Facebook and Yahoo have asked the Foreign Intelligence Surveillance Court (FISC) for permission to publish details of national security requests they receive from the US government for user data.
In a policy statement on Tumblr, Yahoo’s general counsel, Ron Bell, explained that the firm filed the suit because it is not authorised to break out the number of requests, if any, that it receives for user data under specific national security statutes.

The US government prohibits companies from disclosing this information.

“We believe that the US government’s important responsibility to protect public safety can be carried out without precluding internet companies from sharing the number of national security requests they may receive. Ultimately, withholding such information breeds mistrust and suspicion-both of the United States and of companies that must comply with government legal directives,” he said.
Facebook’s general counsel, Colin Stretch, said that while initial efforts to enable companies to divulge information about the government requests they receive have been successful, the actions and statements of the US government have “not adequately addressed the concerns of people around the world about whether their information is safe and secure with internet companies”.
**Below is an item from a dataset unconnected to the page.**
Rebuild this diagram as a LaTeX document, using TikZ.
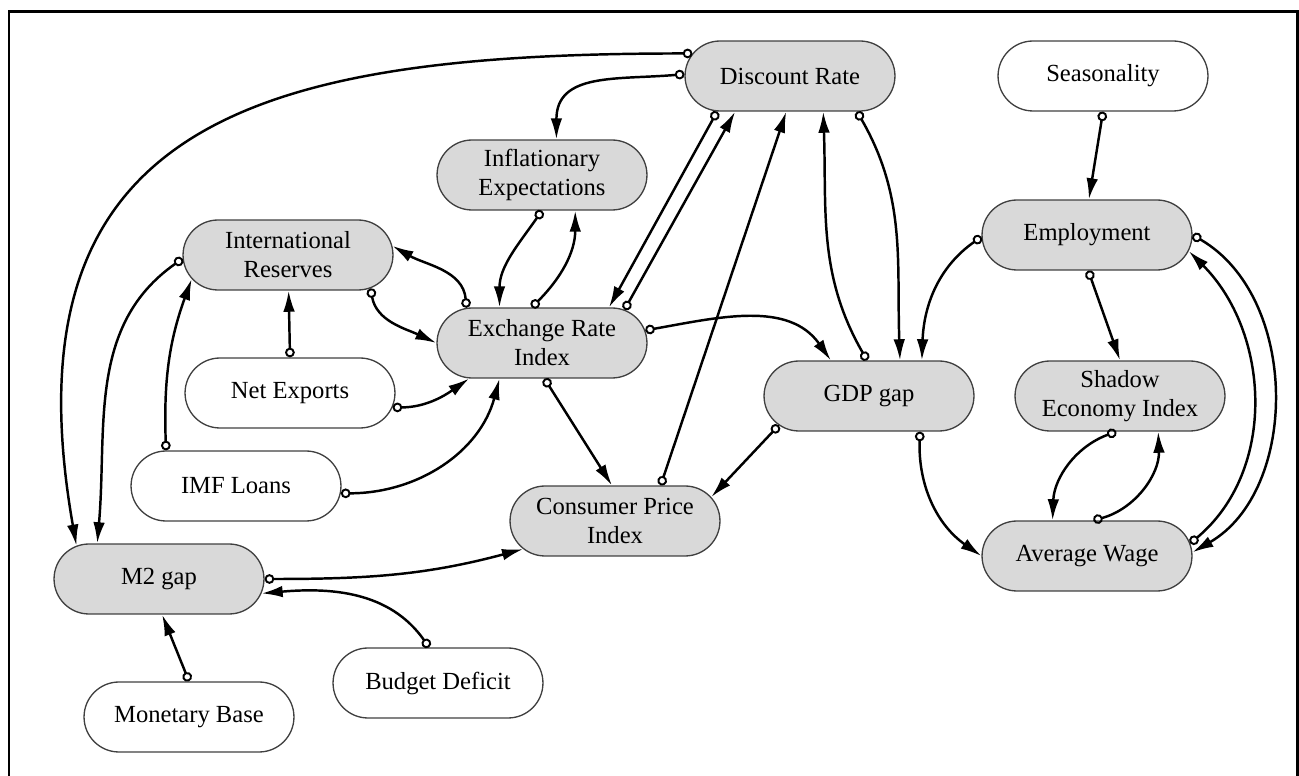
\documentclass[tikz,border=0pt]{standalone}
\usepackage{fontspec}
\setmainfont{Liberation Serif}
\usetikzlibrary{shapes.misc,arrows.meta}

\begin{document}
\begin{tikzpicture}[x=0.02cm,y=-0.02cm,
    block/.style={rounded rectangle,draw=black!75,line width=0.75pt,minimum width=4.34cm,minimum height=1.4cm,
        align=center,inner sep=2pt,font=\fontsize{14}{16.5}\selectfont},
    endo/.style={block,fill=black!15},
    exo/.style={block,fill=white},
    link/.style={{Circle[open,length=5.5pt,line width=1.1pt]}-{Latex[length=12pt,width=6.6pt]},line width=1.4pt}]
    \useasboundingbox (0,0) rectangle (1299,776);
    \draw[line width=1.7pt] (9,776) -- (9,11.5) -- (1297,11.5) -- (1297,776);

    \node[endo] (dr) at (790,76) {Discount Rate};
    \node[exo] (seas) at (1103,76) {Seasonality};
    \node[endo] (ie) at (542,175) {Inflationary\\Expectations};
    \node[endo] (ir) at (288,255) {International\\Reserves};
    \node[endo] (emp) at (1087,235) {Employment};
    \node[endo] (eri) at (542,343) {Exchange Rate\\Index};
    \node[exo] (nx) at (290,393) {Net Exports};
    \node[endo] (gdp) at (869,396) {GDP gap};
    \node[endo] (sei) at (1120,396) {Shadow\\Economy Index};
    \node[exo] (imf) at (236,486) {IMF Loans};
    \node[endo] (cpi) at (615,521) {Consumer Price\\Index};
    \node[endo] (m2) at (159,579) {M2 gap};
    \node[endo] (aw) at (1087,556) {Average Wage};
    \node[exo] (bd) at (438,683) {Budget Deficit};
    \node[exo] (mb) at (189,717) {Monetary Base};

    \draw[link] (dr.167) to[out=180,in=100,looseness=1.4] (m2.158);
    \draw[link] (dr.179) to[out=185,in=90,looseness=1.2] (ie.68);
    \draw[link] (ir.182) to[out=215,in=85] (m2.150);
    \draw[link] (imf.153) to[out=92,in=250] (ir.194);
    \draw[link] (nx.90) -- (ir.-89);
    \draw[link] (eri.155) to[out=95,in=-30] (ir.5);
    \draw[link] (ir.-22) to[out=-80,in=155] (eri.180);
    \draw[link] (nx.-8) to[out=0,in=215] (eri.206);
    \draw[link] (imf.-4) to[out=0,in=-105] (eri.220);
    \draw[link] (ie.-90) to[out=-125,in=90] (eri.140);
    \draw[link] (eri.106) to[out=45,in=-90] (ie.-47);
    \draw[link] (dr.206) -- (eri.28);
    \draw[link] (eri.22) -- (dr.213);
    \draw[link] (eri.7) to[out=10,in=125] (gdp.137);
    \draw[link] (eri.-86) -- (cpi.95);
    \draw[link] (cpi.38) -- (dr.-96);
    \draw[link] (gdp.93) to[out=120,in=-88] (dr.-47);
    \draw[link] (dr.-28) to[out=-60,in=92] (gdp.49);
    \draw[link] (emp.181) to[out=215,in=88] (gdp.34);
    \draw[link] (gdp.198) -- (cpi.14);
    \draw[link] (gdp.-35) to[out=-92,in=145] (aw.180);
    \draw[link] (seas.-90) -- (emp.87);
    \draw[link] (emp.-88) -- (sei.90);
    \draw[link] (sei.-96) to[out=200,in=88] (aw.134);
    \draw[link] (aw.80) to[out=15,in=-88] (sei.-43);
    \draw[link] (emp.0) to[out=-30,in=30] (aw.2);
    \draw[link] (aw.7) to[out=40,in=-45] (emp.-9);
    \draw[link] (m2.0) to[out=0,in=195] (cpi.197);
    \draw[link] (bd.104) to[out=125,in=5] (m2.-8);
    \draw[link] (mb.90) -- (m2.-85);
\end{tikzpicture}
\end{document}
“Although we have been permitted to disclose a range of the total number of requests we have received and the number of users associated with those requests, we have not been permitted to specify even approximately how many of those requests may be national security-related, nor have we been permitted to provide information identifying the number of those requests that seek the content of users’ accounts,” he said.
Stretch added that dialogue with the US government at this moment is unlikely to result in more progress, and as a result, Facebook is joining other firms in petitioning the FISC to require the government to enable firms to publish the national-security-related numbers.
Google and Microsoft have also petitioned the court. Google wants a court hearing on the matter to be made public, while Microsoft wants to publish details of orders that have asked for metadata such as subscriber information associated with particular email addresses.
Yahoo, Google and other internet firms were to meet with President Obama to discuss the issues of national security and technology, including transparency, yesterday.